With the BBC facing a Government white paper on its future, Lord Hall will propose a “dual lock” on major structural changes to the broadcaster, with a requirement for two-thirds support in both houses of Parliament as well as majority support from licence fee payers voting online.

In a speech in Cardiff on Monday evening, Lord Hall will call for the BBC to be subject to full external regulation, making him the first Director-General to propose such outside scrutiny. He will welcome the idea of a regulator that “holds our feet firmly to the fire on distinctiveness” but warn against any restrictions on the BBC’s creative freedoms.

The BBC released excerpts of the speech to the Cardiff Business School. “I don’t want a system that stifles us,” Lord Hall will say. “That tells us how to do our job, rather than the job we should be doing…That freezes today’s BBC in aspic so that we can’t respond to tomorrow… or says that our services should be scheduled by our competitors rather than for our audiences.”

The BBC has faced criticism for scheduling its main evening news bulletin at 10pm, directly against that of ITV, and buying Dutch entertainment format The Voice in the face of competition. “Some think that the BBC should only be able to produce what the market doesn’t. That our creativity should begin only where others fail, always second-guessing the market and backing away from the most promising ideas,” Lord Hall will say.

He will argue that regulation “must not become paralyzing” and that without the BBC’s current “creative freedom” it would not take the risks that created hits shows such as Blackadder and The Great British Bake Off. He will highlight the freedom being given to Mackenzie Crook as a writer/director with his BBC4 series The Detectorists and Peter Kay with BBC1’s Car Share.

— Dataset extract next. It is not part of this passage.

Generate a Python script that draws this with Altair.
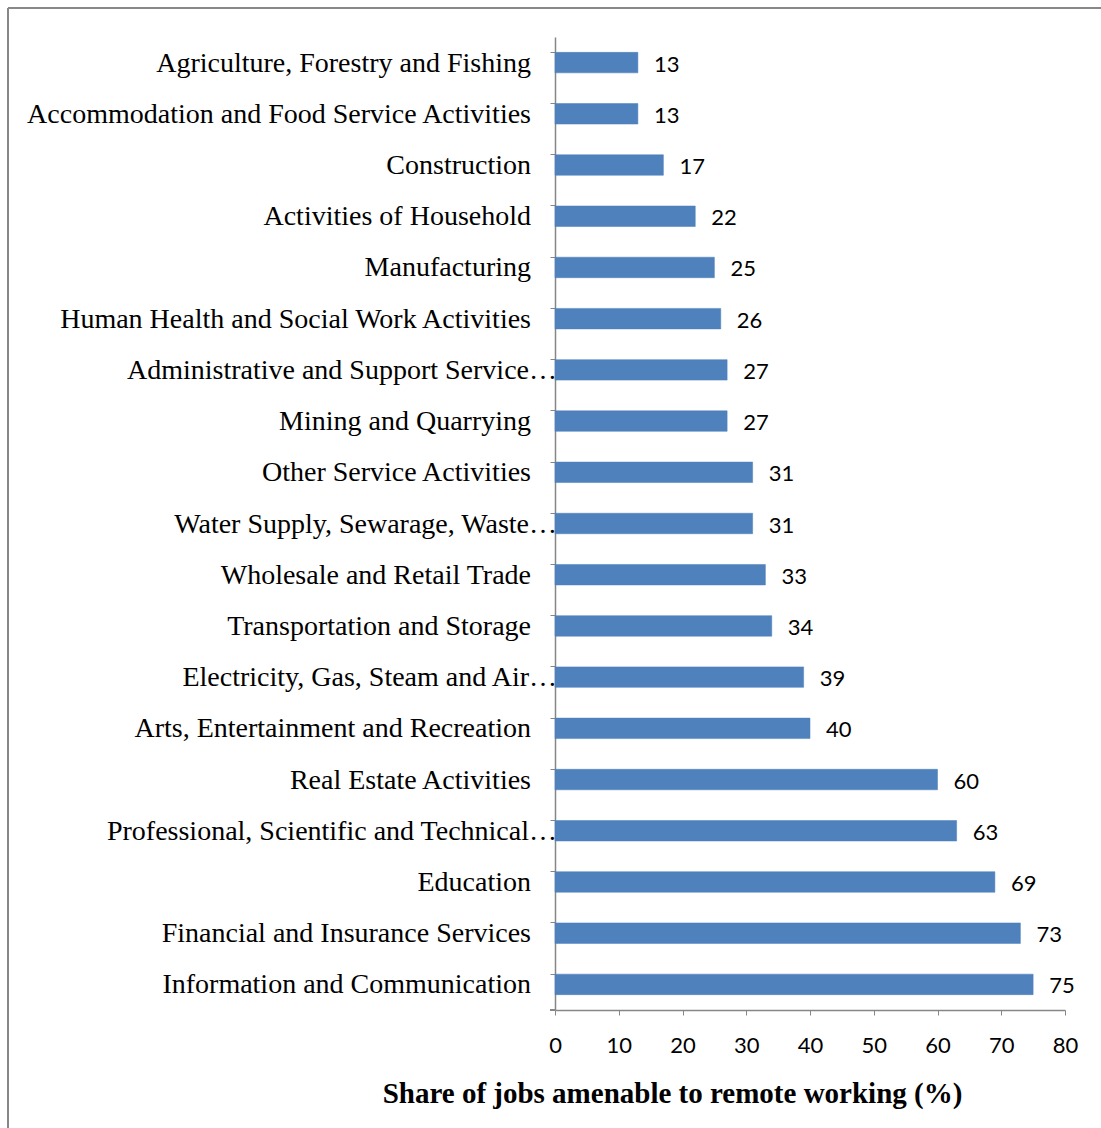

He will claim that the BBC has undergone 20 years of gradual erosion and warn against the idea of bringing its Charter Review process into line with the five-year political cycle. “A five-year Charter would effectively dangle a Sword of Damocles over the BBC’s head – calling our future into question at every election and stopping the corporation from planning or investing in any long-term, sustainable way.”